Pak Susantono menyampaikan keinginannya sebagai seniman bahwa Baksil harus tetap menjadi hutan kota.
"Kenapa harus jauh-jauh kalau mau menghutankan? Kenapa tidak mulai dari Sabuga saja yang dihutankan?",
"Sabuga adalah pemicu awal mulanya pendirian bangunan di Babakan Siliwangi."
Kira-kira begitu yang disampaikan Pak Susantono. Kami yang mahasiswa ITB hanya bisa senyum-senyum kecut. Faktanya Baksil ini memiliki sampai 7 mata air. Mata airnya juga digunakan ITB untuk water tap. Beliau sendiri bingung dan sempat bertanya pada kami.
"Yang saya tahu, Sabuga itu dibangun untuk kepentingan mahasiswa ITB. Lalu kenapa ketika mahasiswa mau menggunakannya, harga yang harus dibayar terlampau mahal? Lalu itu untuk siapa dong?"
Kami hanya diam dan tenggelam dalam pikiran masing-masing. Saya juga ikut berpikir. Bahasan selanjutnya, Pak Susantono juga mempertanyakan soal pengetahuan kami tentang Baksil. Ini cerita lama, bahkan dulu mahasiswa ITB sempat melakukan aksi untuk Baksil.

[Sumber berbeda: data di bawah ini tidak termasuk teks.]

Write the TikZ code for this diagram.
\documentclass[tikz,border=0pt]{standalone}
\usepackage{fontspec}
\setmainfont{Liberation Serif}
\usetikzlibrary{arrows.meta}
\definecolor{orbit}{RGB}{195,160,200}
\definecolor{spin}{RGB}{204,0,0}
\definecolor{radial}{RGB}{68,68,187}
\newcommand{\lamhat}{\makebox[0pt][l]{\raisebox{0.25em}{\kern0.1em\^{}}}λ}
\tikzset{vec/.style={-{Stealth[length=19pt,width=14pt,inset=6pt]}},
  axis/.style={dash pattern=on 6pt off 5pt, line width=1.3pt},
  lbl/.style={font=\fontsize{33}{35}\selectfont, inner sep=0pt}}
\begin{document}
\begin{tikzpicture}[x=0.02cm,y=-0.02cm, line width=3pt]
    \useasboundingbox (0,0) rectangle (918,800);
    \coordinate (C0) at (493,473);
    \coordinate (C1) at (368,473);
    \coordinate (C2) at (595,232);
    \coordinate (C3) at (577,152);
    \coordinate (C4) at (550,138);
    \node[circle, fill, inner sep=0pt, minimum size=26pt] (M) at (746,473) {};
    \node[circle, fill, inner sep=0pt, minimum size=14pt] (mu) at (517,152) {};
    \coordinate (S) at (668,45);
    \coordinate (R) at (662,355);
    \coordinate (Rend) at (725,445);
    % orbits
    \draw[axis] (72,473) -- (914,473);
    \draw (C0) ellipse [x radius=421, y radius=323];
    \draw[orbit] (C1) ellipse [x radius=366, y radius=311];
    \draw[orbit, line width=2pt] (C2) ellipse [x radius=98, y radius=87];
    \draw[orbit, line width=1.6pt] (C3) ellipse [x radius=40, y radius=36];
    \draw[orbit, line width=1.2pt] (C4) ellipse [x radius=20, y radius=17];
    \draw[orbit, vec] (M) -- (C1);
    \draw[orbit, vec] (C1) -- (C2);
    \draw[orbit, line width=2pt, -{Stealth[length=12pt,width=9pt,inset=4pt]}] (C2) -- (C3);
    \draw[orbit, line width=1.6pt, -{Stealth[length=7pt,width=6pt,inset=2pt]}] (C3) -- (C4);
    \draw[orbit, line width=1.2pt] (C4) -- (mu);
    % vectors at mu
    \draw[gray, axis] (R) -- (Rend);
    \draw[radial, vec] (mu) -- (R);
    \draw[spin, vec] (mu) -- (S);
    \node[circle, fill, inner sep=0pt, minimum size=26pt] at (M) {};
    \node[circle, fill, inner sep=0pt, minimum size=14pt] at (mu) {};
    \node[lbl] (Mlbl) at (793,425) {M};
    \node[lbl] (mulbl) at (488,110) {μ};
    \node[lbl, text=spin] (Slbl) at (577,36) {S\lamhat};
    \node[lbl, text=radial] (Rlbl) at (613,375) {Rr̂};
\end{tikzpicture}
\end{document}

Awalnya ia bertanya asal daerah kami. Hmm.. ternyata warga Bandungnya hanya minoritas. Lalu ia melanjutkan,
"ITB itu punya nama. Tapi kalau mahasiswanya sudah keluar (lulus) dari kampus akan sibuk ke dunia dan daerah masing-masing. Lalu ke mana nilai-nilai itu? Mengapa sekarang kalian harus memulai dari 0 lagi? Tentang tingkat kepedulian harus rajin-rajin diwarisi."
Lagi-lagi kami banyak berpikir di situ, introspeksi diri.
Seniman ini tidak banyak mengerti soal pergelutan politik di Babakan Siliwangi. Yang terpenting adalah bagaimana ia bisa mempertahankan "rumah" nya ini untuk sarana pengembangan seni di Jawa Barat, dan di Indonesia. Saya sebagai pecinta seni pun salut dengan kegigihan mereka. Misinya untuk mengembangkan kesenian tanah air sangat konkrit. Apapun yang terjadi, mereka tetap akan mempertahankan kehidupan sanggar olah seni ini. Melihat lukisan-lukisan dan karya-karya di sini mengingatkan saya untuk kembali mengolah kemampuan seni rupa saya :) Tak jarang mereka menggunakan bahan-bahan alam untuk karya-karya mereka. Tidak ada salahnya untuk kita sering kemari, ikut menghidupkan pendidikan seni di sini. Lokasinya mudah dijangkau kok, dari pintu utama Sabuga, belok saja ke kanan, kemudian jalan lurus saja. Nanti akan ketemu bangunan-bangunan seni ini, tepat di depan pohon-pohon rindang Baksil.